Opinion

A bill to save New York’s Catholic schools

The news that the private all-girls Mother Cabrini High School in Washington Heights will close this spring, after 115 years, is a sad development.

As the principal of a Catholic school in Harlem that I attended as a child, I know first-hand the difference a quality Catholic school can make in a child’s life. That’s why something must be done to end the Catholic school-closure crisis.

The Archdiocese has tried to stabilize Catholic school enrollment through consolidations and restructurings. As part of that effort, the school I run is part of a new innovative partnership between the Archdiocese and the nonprofit Partnership for Inner-City Education.

These are important steps — but we still need to address a simple issue: Many of the families who now live near our Catholic schools can’t afford to pay what we must charge in tuition.

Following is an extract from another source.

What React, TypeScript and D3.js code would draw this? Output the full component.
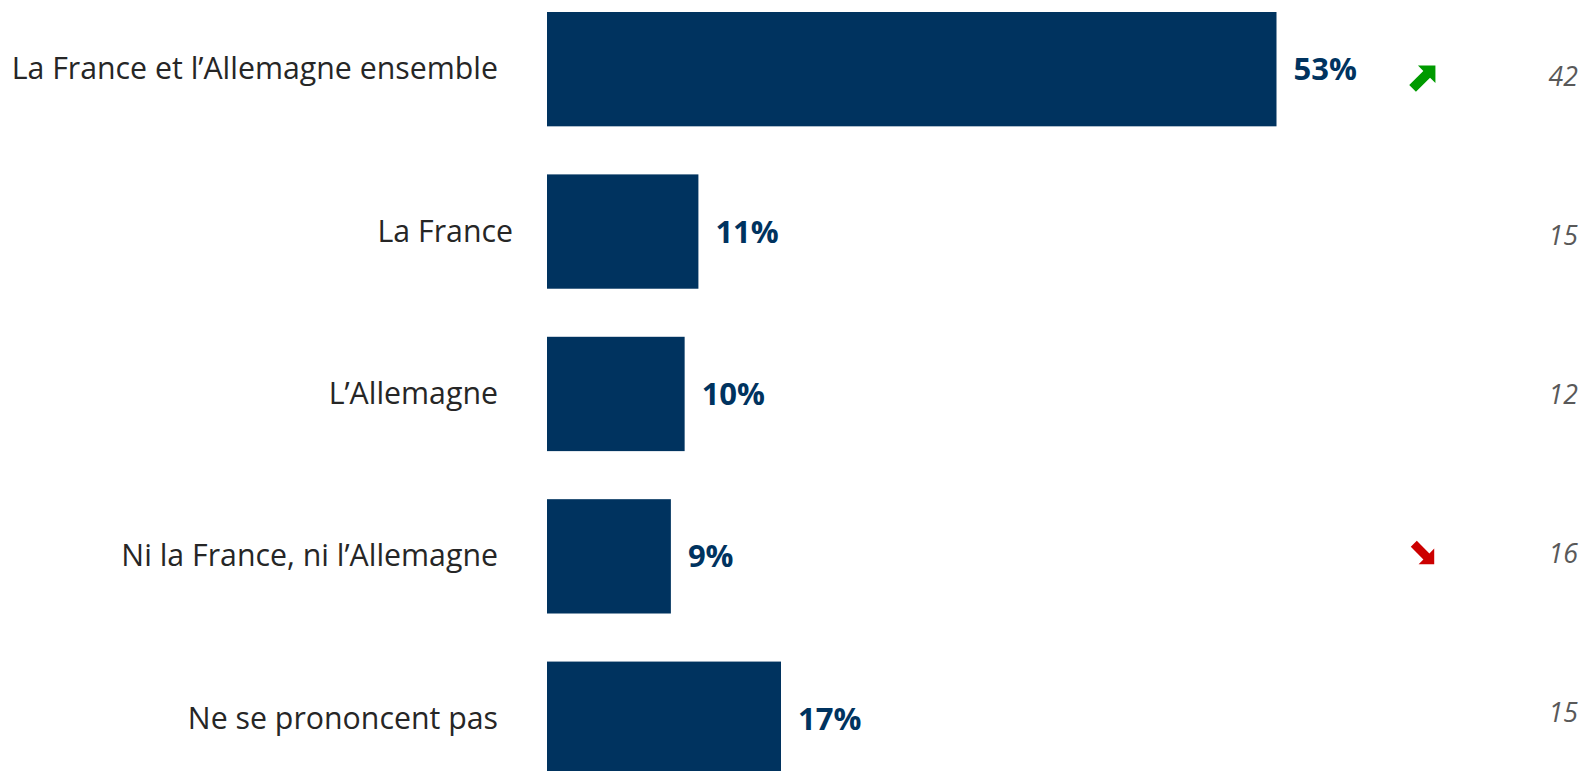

That’s the core problem even though Catholic tuition is remarkably low, around $4,000 at the elementary level. This is a small fraction of the cost of educating the same student in a public-school setting. And Catholic schools — at this much lower cost — post a 97 percent graduation rate.

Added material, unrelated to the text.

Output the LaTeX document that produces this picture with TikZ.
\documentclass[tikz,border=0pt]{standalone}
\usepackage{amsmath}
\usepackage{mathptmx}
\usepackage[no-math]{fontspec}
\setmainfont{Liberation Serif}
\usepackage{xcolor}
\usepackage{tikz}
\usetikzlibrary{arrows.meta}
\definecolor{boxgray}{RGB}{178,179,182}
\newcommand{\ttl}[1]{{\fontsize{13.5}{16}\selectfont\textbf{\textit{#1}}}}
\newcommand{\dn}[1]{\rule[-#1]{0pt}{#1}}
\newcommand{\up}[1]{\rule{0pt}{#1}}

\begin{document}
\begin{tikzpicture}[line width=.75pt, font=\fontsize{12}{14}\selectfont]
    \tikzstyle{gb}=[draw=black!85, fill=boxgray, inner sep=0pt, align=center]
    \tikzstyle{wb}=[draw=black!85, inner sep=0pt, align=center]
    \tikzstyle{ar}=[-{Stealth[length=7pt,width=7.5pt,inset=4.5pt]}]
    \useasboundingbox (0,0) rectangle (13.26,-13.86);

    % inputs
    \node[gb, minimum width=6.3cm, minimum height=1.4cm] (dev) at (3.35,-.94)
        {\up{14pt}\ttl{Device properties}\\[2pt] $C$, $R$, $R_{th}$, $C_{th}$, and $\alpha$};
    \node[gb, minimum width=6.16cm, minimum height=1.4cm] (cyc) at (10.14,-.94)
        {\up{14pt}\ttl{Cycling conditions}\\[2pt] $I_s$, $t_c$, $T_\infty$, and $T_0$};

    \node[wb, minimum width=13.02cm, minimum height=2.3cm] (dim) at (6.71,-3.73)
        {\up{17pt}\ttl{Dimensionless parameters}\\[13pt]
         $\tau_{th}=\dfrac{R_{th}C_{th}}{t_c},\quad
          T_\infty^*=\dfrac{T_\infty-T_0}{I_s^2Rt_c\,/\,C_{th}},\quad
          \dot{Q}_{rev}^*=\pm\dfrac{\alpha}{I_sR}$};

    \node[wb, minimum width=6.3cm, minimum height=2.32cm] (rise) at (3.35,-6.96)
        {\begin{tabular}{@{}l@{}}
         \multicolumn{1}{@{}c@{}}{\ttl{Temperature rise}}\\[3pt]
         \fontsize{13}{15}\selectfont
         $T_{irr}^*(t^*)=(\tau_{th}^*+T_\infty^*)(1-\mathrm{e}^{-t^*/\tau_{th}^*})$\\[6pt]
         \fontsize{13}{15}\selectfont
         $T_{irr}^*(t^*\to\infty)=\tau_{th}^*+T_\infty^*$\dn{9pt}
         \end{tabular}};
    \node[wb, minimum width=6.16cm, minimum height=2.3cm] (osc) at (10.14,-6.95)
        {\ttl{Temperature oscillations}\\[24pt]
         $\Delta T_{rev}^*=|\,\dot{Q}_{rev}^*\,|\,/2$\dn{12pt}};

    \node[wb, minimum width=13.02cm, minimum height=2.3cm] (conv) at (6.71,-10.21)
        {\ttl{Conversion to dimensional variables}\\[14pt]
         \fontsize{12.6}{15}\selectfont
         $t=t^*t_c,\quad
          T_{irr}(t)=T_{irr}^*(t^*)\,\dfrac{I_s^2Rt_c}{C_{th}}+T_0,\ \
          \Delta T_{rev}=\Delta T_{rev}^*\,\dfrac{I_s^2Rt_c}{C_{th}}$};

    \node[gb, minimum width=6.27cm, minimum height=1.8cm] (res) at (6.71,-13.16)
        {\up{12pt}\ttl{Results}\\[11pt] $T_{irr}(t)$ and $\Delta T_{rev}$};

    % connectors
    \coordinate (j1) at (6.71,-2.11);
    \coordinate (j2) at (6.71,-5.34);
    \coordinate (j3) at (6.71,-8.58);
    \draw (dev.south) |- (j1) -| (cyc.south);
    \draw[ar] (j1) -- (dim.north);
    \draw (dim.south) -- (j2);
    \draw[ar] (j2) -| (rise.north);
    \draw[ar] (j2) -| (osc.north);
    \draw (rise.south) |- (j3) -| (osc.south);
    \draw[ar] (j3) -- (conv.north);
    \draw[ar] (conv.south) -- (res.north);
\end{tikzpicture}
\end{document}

One answer to the financial issue facing parents would be the adoption of a state Education Investment Tax Credit, as a bill now working its way through the Legislature would allow. This would increase the tax incentives for individuals and businesses to make charitable donations to nonprofit groups that offer scholarships for students to attend Catholic, Jewish and other private schools.

In an even-handed way, the tax credit would also encourage donations to public schools, nonprofits that do educational programming within our public schools and even teacher-selected classroom projects. (Well-regarded organizations like DonorsChoose now make it easy for anyone to give to help students across the country.) The credit would also be available to teachers to reimburse them for their out-of-pocket expenses for classroom supplies.

For families who want to choose Catholic schools, additional scholarship money would make the dream of a quality education a reality.

A number of students at my school get scholarships through the Children’s Scholarship Fund, chaired by Mike McCurry, the former press secretary to President Bill Clinton. I know first-hand that these kids couldn’t attend my school without this help. And there’s a long waiting list of other children who also seek the very same opportunity.

Because there aren’t enough scholarships to go around, the hopes of many families are being shattered and many good schools are being forced to close.

Since 2011, the Archdiocese of New York has closed 56 schools; 218 schools remain. Just since 2006, Catholic school enrollment in the city’s five boroughs has shrunk by a staggering 34,000 students.

The problem’s statewide: In Buffalo, the diocese announced the closure of another 10 schools in Western New York.

Students enrolled in the Archdiocese schools in New York City are 93 percent nonwhite; 70 percent are from households below the federal poverty line, and more than a third are not Catholic.

That could explain why the Education Investment Tax Credit had drawn such intense support from state legislators who represent the poorest parts of our city. More than 90 percent of the Assembly members of the Black and Hispanic Caucus co-sponsor the Education Investment Tax Credit bill.

One of the strongest supporters has been state Sen. Ruth Hassell-Thompson, who represents a district that includes The Bronx and Mount Vernon. At a 5,000-person rally for the bill, she explained that she and many of her colleagues support the bill “because we want to invest in all children, be they in public, parochial or independent schools.”

As the governor and Legislature consider universal pre-K, record increases in school aid, $2 billion in bonded technology upgrades and $2 billion in multiyear tax cuts, let’s do what Sen. Hassell-Thompson recommended and “invest in all
children” by approving the Education Investment Tax Credit.

Antwan Allen is the principal of St. Mark the Evangelist School on West 138th Street.